The bird was barely visible in the grass, but I happened to notice her little beak and eyes peeking out from between the blades of grass. When I put down my finger for her and she got on it I fell in love.
|My little bird friend for a couple of days...|
|She liked to sit in her zinnia as if it was her nest.|
There are some things I learned about love, life and death from my little bird that I’m not sure I can put into words. Our bond was that she trusted me and put herself in my care and I did the best I could for her.
On the second day, later in the afternoon she was not doing so well. I remember she was sleeping with her head under her wing, and it looked to me that some of her feathers were not looking so fresh, as if she’d been sweating. I don’t know if birds sweat, or get fevers, but it seemed to me like a sign of distress. Every time I checked on her after that it seemed she was sleeping, and that made me start to worry. Did I feed her often enough? Was she able to get her water? Was she having bad indigestion because of the kefir and bread I fed her after the bee larva was gone and before I learned from a bird expert to feed her cat food and not milk or bread?
When she was sleeping and I came in to check on her – I was at work taking care of children – she would always give me a few soft chirps as if to reassure me that she was okay. She might have been telling me, “It’s okay for me to die. I am happy, I am loved, and I am too weak to continue. Tweet, tweet good-bye. Tweet, tweet I love you. Tweet Tweet thank you for being my friend.”
But I was not ready to let her die. I picked her up and tried to feed her. She ate a little, perhaps only to please me. Then I tried to put her back in her cage to perch on a limb, but she was too weak and fell off wings searching for balance. and one wing got stuck in one of the openings of her cage. It wasn’t hurt I gently helped her out of the tangle. It was too stressful for her. Her legs kicked out and I knew then that she was dead. She was in my hand as she was dying and I cried for her, just feeling so sad that it was ending this way after only two days. I felt her spirit come back just for a moment as I cried. I could see then that she knew I was crying over her, grieving for her. It’s like she came back to take that last message of love from me, “ I miss you birdie, I love you, I wanted to see you grow up and fly free. And then she was gone her spirit rising into spirit.
It is hard to say exactly what I learned from this experience but I felt that by being involved with this bird’s deep purity, pure love, and forgiveness … I felt sort of relieved from my worries about what I could have/should have done. I know from knowing her light heart that everything is o.k. the way it is.
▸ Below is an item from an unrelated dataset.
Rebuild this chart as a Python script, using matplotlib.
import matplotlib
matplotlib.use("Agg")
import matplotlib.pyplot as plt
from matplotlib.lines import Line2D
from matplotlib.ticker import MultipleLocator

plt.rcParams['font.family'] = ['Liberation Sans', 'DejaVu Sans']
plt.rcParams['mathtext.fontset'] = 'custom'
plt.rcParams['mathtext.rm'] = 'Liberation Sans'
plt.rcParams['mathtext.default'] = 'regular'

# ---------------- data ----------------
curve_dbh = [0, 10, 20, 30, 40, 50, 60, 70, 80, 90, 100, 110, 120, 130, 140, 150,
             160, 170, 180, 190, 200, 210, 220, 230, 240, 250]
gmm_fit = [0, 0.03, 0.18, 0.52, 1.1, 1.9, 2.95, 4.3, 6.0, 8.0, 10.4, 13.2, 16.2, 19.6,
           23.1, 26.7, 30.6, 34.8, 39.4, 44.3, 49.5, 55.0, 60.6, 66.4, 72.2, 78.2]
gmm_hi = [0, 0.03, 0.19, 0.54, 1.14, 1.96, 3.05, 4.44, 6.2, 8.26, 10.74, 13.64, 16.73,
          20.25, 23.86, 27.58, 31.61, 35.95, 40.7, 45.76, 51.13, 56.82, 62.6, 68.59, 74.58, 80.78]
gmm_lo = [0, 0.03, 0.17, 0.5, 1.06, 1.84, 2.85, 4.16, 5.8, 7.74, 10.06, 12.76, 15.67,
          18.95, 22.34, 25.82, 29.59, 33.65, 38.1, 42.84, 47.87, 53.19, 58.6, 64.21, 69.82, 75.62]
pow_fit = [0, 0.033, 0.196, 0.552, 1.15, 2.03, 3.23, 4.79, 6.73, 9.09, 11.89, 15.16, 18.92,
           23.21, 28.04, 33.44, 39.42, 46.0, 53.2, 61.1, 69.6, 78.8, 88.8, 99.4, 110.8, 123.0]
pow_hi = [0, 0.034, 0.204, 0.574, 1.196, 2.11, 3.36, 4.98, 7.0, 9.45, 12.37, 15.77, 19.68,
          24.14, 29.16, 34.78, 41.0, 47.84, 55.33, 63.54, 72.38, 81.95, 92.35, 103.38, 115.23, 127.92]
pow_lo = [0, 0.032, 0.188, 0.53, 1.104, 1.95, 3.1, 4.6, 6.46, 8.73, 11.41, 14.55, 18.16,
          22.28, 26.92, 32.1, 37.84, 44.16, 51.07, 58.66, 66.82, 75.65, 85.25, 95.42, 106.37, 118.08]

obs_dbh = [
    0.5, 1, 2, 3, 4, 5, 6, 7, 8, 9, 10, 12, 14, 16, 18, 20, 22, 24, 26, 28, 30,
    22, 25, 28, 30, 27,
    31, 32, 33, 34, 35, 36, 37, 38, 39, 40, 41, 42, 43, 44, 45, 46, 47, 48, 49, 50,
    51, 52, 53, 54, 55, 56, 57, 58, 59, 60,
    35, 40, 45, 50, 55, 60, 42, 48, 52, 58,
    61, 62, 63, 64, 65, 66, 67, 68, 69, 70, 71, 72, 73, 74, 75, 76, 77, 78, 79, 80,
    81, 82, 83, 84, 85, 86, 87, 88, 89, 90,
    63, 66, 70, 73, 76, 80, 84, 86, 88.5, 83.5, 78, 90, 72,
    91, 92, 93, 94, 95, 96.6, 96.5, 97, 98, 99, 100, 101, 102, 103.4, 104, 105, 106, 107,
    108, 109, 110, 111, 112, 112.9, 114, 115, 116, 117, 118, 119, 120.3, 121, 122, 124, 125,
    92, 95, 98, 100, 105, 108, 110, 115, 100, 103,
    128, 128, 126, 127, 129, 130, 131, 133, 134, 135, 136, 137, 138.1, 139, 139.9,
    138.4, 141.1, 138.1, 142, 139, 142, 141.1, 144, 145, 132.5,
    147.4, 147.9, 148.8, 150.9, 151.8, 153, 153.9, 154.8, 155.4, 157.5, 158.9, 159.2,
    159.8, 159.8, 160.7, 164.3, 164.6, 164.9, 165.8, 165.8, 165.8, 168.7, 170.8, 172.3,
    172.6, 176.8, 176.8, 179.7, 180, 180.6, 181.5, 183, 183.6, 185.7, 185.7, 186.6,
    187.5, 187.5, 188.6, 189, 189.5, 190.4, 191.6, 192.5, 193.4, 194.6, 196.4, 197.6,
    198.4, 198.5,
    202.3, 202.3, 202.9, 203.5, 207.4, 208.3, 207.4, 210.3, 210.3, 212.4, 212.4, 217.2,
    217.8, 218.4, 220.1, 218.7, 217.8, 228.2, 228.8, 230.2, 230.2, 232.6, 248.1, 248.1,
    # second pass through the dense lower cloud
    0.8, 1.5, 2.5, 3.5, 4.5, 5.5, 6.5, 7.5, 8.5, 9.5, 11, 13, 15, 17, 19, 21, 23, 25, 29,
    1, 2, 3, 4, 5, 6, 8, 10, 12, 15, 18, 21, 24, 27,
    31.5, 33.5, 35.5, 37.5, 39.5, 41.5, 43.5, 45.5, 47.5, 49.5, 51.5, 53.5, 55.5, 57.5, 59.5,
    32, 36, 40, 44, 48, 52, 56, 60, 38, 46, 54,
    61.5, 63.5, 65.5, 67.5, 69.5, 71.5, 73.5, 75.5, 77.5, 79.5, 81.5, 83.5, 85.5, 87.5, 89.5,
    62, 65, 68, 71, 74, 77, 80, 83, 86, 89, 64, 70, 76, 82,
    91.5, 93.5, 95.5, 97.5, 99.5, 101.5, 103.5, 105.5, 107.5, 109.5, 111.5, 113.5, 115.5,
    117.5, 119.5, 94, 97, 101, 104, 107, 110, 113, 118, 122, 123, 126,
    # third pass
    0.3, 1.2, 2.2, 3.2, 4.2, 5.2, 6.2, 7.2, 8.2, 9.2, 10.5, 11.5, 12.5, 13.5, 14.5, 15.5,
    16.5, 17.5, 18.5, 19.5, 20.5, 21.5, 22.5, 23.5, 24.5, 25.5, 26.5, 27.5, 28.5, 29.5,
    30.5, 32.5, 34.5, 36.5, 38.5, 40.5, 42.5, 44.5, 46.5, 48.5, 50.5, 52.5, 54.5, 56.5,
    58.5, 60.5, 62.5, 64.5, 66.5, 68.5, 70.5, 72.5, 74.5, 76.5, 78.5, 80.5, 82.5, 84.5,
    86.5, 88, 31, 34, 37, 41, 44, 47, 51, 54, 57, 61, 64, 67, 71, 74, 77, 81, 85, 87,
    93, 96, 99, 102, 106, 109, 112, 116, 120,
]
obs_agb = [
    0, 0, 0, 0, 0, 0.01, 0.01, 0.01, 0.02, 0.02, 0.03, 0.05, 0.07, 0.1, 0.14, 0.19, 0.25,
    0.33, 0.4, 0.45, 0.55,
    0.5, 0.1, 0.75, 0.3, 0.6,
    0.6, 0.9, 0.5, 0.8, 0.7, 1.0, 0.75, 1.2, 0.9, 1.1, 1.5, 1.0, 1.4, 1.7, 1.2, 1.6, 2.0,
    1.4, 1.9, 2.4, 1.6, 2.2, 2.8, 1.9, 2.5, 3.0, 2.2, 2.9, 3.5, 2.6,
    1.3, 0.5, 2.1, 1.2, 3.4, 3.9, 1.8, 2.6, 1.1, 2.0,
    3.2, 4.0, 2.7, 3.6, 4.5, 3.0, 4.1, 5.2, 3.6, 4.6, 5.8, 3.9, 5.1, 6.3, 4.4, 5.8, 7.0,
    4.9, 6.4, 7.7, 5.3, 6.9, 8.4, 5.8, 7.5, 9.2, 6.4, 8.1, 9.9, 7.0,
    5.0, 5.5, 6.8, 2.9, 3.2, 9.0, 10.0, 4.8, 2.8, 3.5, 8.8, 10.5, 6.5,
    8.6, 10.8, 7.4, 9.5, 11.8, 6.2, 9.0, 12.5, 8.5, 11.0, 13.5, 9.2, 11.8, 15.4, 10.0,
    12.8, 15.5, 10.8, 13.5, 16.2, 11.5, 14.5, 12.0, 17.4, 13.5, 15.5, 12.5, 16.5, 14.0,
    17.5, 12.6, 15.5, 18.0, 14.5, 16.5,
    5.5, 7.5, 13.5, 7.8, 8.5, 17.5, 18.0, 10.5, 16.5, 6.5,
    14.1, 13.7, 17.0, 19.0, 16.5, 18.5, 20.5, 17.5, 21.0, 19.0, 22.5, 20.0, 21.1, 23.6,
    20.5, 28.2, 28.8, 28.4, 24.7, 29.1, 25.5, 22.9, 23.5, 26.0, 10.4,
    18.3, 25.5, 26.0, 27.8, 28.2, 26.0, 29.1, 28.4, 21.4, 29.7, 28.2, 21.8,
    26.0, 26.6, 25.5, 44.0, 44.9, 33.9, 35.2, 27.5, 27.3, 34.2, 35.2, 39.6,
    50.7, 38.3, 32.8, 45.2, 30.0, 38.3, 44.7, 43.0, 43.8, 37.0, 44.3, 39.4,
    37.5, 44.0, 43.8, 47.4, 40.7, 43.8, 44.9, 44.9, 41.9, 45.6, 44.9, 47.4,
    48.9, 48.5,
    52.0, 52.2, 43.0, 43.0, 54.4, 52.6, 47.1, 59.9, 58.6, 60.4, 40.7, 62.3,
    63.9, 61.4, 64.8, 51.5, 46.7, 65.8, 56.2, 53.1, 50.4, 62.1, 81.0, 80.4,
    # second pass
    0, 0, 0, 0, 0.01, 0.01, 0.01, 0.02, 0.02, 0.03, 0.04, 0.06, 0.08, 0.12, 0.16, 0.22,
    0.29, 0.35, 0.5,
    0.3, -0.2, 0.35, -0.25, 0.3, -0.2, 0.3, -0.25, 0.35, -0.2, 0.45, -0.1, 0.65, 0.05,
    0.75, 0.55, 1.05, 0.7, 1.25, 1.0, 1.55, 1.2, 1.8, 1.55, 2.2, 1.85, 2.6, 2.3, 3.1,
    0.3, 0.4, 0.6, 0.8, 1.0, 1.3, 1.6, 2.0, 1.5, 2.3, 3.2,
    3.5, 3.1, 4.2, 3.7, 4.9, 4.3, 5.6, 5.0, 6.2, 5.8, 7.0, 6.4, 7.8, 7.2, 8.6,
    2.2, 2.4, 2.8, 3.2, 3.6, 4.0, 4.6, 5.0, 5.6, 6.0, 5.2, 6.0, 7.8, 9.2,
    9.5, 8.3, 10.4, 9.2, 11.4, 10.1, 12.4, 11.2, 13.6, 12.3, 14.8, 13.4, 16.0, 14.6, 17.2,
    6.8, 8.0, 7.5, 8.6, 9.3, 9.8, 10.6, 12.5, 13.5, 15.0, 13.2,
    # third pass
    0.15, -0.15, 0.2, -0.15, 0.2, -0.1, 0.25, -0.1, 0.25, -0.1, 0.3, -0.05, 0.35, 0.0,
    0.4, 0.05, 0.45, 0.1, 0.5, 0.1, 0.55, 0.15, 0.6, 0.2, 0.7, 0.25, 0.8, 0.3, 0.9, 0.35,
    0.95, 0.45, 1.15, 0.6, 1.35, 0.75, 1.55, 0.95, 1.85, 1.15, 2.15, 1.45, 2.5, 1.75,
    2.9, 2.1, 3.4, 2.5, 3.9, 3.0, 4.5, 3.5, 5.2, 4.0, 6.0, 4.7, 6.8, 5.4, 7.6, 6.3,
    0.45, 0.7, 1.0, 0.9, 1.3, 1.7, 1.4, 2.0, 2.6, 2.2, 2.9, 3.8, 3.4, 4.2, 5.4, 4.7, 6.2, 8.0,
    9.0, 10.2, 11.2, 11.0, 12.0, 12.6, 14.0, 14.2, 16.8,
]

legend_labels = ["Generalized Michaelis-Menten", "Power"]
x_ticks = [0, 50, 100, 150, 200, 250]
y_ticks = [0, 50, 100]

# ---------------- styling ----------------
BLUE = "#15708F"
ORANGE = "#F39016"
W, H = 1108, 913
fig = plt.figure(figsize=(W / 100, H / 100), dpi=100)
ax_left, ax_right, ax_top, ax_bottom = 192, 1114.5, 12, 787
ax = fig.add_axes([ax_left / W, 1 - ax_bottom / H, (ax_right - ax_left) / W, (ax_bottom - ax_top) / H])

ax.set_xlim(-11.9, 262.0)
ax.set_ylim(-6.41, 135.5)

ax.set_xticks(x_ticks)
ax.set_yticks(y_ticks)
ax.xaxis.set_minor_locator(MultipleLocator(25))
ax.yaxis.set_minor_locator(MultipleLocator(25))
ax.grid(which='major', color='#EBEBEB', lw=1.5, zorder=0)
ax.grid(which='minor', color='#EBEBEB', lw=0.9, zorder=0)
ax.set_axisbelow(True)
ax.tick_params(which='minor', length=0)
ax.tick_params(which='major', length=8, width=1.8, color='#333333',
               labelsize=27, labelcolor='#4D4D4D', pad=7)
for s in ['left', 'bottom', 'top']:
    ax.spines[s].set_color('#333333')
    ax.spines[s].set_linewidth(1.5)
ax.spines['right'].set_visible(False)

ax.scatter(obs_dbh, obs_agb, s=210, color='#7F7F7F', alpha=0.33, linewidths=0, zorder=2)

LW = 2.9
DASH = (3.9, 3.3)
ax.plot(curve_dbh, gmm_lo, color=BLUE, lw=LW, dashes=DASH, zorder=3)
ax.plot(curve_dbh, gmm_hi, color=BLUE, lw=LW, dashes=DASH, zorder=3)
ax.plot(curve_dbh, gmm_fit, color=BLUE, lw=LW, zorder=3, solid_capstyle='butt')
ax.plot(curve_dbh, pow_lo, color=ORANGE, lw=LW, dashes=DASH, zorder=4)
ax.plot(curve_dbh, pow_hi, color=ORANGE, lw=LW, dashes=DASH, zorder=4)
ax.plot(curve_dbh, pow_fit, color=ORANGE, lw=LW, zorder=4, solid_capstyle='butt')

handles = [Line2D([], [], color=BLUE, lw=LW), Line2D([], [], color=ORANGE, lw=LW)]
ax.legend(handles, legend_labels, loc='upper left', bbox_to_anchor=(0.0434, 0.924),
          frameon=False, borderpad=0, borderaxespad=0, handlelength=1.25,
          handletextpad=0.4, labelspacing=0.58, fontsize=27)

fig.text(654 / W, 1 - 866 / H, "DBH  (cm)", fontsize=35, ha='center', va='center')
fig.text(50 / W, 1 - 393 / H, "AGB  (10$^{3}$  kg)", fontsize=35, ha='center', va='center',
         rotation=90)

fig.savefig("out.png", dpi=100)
It’s how you live, not how long, and when you have a friend it is a wonderful life no matter what happens, because we are here to love.
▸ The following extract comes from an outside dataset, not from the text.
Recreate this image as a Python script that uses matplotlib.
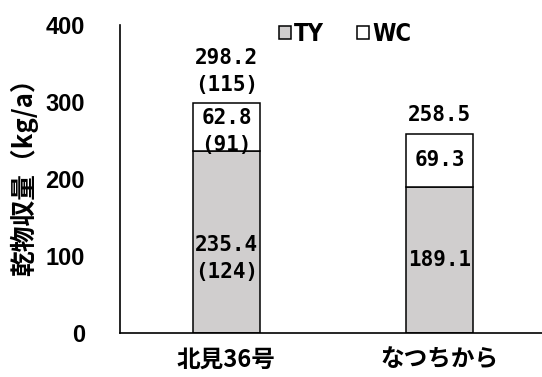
import matplotlib
matplotlib.use('Agg')
from matplotlib import pyplot as plt
from matplotlib.patches import Patch

plt.rcParams['font.family'] = ['Noto Sans CJK JP', 'DejaVu Sans']

# Dry matter yield by cultivar (kg/a), stacked TY + WC
cultivars = ['北見36号', 'なつちから']
ty_yield = [235.4, 189.1]
wc_yield = [62.8, 69.3]
total_yield = [298.2, 258.5]
ty_index = ['(124)', '']
wc_index = ['(91)', '']
total_index = ['(115)', '']

fig = plt.figure(figsize=(5.42, 3.77), dpi=100)
ax = fig.add_axes([0.221, 0.118, 0.779, 0.816])

x = range(len(cultivars))
w = 0.315
ax.bar(x, ty_yield, w, color='#d0cece', edgecolor='black', linewidth=1.1, label='TY')
ax.bar(x, wc_yield, w, bottom=ty_yield, color='white', edgecolor='black', linewidth=1.1, label='WC')

lab = dict(family='DejaVu Sans Mono', fontweight='bold', fontsize=15,
           ha='center', linespacing=1.45, textcoords='offset points')


def block(v, idx):
    return f'{v:.1f}' + ('\n' + idx if idx else '')


for i in x:
    # TY segment: two-line block sits a bit below the centre
    dy = -12 if ty_index[i] else 0
    ax.annotate(block(ty_yield[i], ty_index[i]), (i, ty_yield[i] / 2),
                xytext=(0, dy), va='center', **lab)
    dy = -3 if wc_index[i] else 0
    ax.annotate(block(wc_yield[i], wc_index[i]), (i, ty_yield[i] + wc_yield[i] / 2),
                xytext=(0, dy), va='center', **lab)
    ax.annotate(block(total_yield[i], total_index[i]), (i, total_yield[i]),
                xytext=(0, 6), va='bottom', **lab)

ax.set_xlim(-0.5, 1.48)
ax.set_ylim(0, 400)
ax.set_yticks([0, 100, 200, 300, 400])
ax.set_xticks(list(x))
ax.set_xticklabels(cultivars, fontsize=17, fontweight='bold')
for t in ax.get_yticklabels():
    t.set_fontsize(17)
    t.set_fontweight('bold')
    t.set_family(['Liberation Sans', 'DejaVu Sans'])
ax.tick_params(length=0)
ax.tick_params(axis='y', pad=25)
ax.tick_params(axis='x', pad=11)
ax.set_ylabel('乾物収量（kg/a）', fontsize=18.5, fontweight='bold')
ax.yaxis.set_label_coords(-0.194, 0.525)
for s in ['top', 'right']:
    ax.spines[s].set_visible(False)
ax.spines['left'].set_linewidth(1.2)
ax.spines['bottom'].set_linewidth(1.2)

handles = [Patch(facecolor='#d0cece', edgecolor='black', linewidth=1.1),
           Patch(facecolor='white', edgecolor='black', linewidth=1.1)]
ax.legend(handles, ['TY', 'WC'], loc='center', bbox_to_anchor=(0.534, 0.97),
          ncol=2, frameon=False, handlelength=0.5, handleheight=0.5,
          handletextpad=0.15, columnspacing=1.4,
          prop={'family': 'DejaVu Sans', 'stretch': 'condensed',
                'weight': 'bold', 'size': 17})

fig.savefig('out.png', dpi=100)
I’ve been dreaming of little birds ever since her death. This morning after dreaming of little birds chirping in a bush, I woke up and went outside. Standing there doing my morning stretches I saw and heard a peregrine falcon. We have seen this bird before flying to his same certain tree. This is the only time I have ever heard him making the sound of ringing sleigh bells as he flew though. I wondered if maybe he had actually had picked up some bells some place and was flying around with them. That is exactly what it sounded like, and later when he flew away he made the same bell ringing sound. My dream of little birds was ordinary but my waking experience hearing the bells of the falcon was magical like a dream.
Another funny thing to note about this is that as I was sleeping last night at times half awake I was thinking how grateful I am that my ears are located so conveniently on my head so that I can tuck my loose hair behind them, and also for my glasses to rest on…and I thought it is so funny that I am most grateful for that when the real boon of ears is to hear with! And then in the morning my gratitude was rewarded with bells brought by falcon. He hee.
I am reading The Plague by Albert Camus. On page 36 I came across this “the pulse becomes fluttering, dicrotic, and intermittent, and death ensues as the result of the slightest movement.” Yes, I thought, that’s how it was for my bird. Great book.